As we discussed earlier, it's crucial to handle errors gracefully in your scripts. Check the exit status of commands and provide meaningful error messages when things go wrong. This will make your scripts more robust and easier to debug.

3. Use Functions for Reusable Code

If you find yourself repeating the same code in multiple places, consider encapsulating it in a function. This will make your scripts more modular and easier to maintain. For example, you could create a function to capture Git configurations:

get_git_config() {
  git config --global --list
}

config_before="$(get_git_config)"
# ...
config_after="$(get_git_config)"

4. Consider Alternative Tools

While using Bash variables with git diff is a powerful technique, it's not always the best solution for every scenario.
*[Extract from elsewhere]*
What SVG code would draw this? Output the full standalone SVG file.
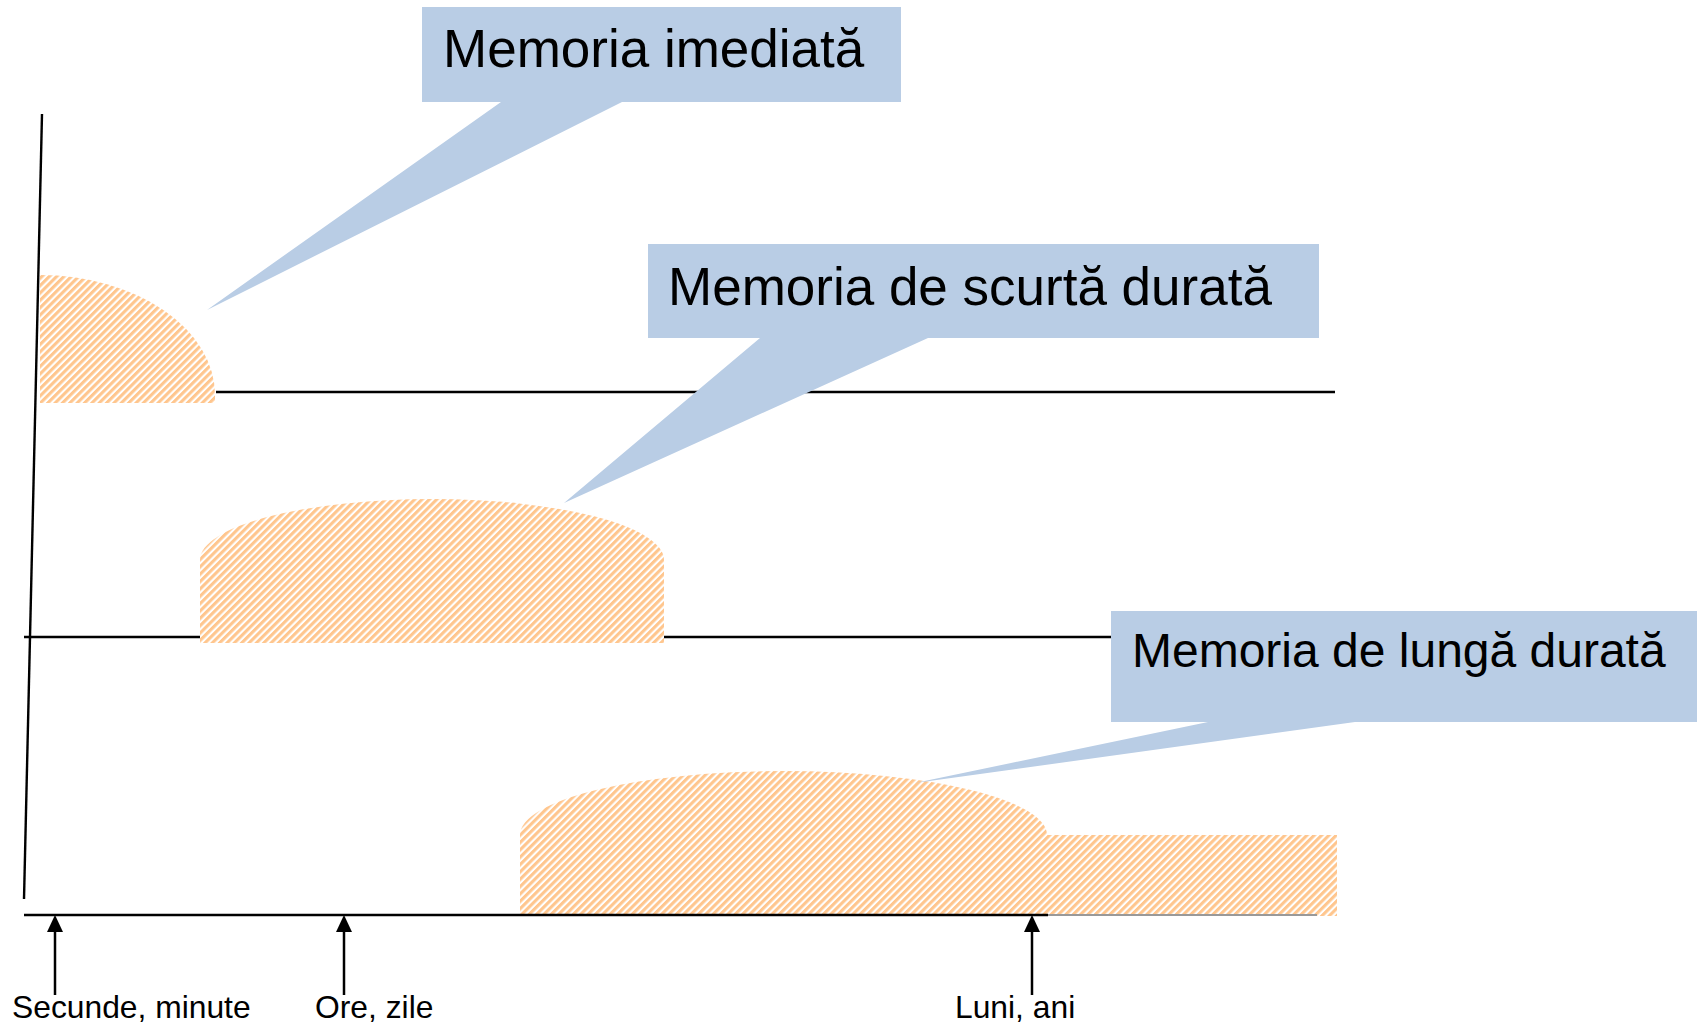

If you're dealing with extremely large configurations or complex diffing requirements, you might want to consider alternative tools like dedicated diffing libraries or file comparison utilities.

Final Thoughts

Using Bash variables as input for Git commands is a fantastic way to streamline your scripting workflow. It reduces the need for temporary files, simplifies your scripts, and makes them more efficient. By mastering techniques like process substitution and understanding the nuances of git diff, you can create powerful scripts that automate your Git tasks.

Remember, the key to effective scripting is to write clear, maintainable code and handle errors gracefully. So, go ahead and experiment with these techniques, and happy scripting!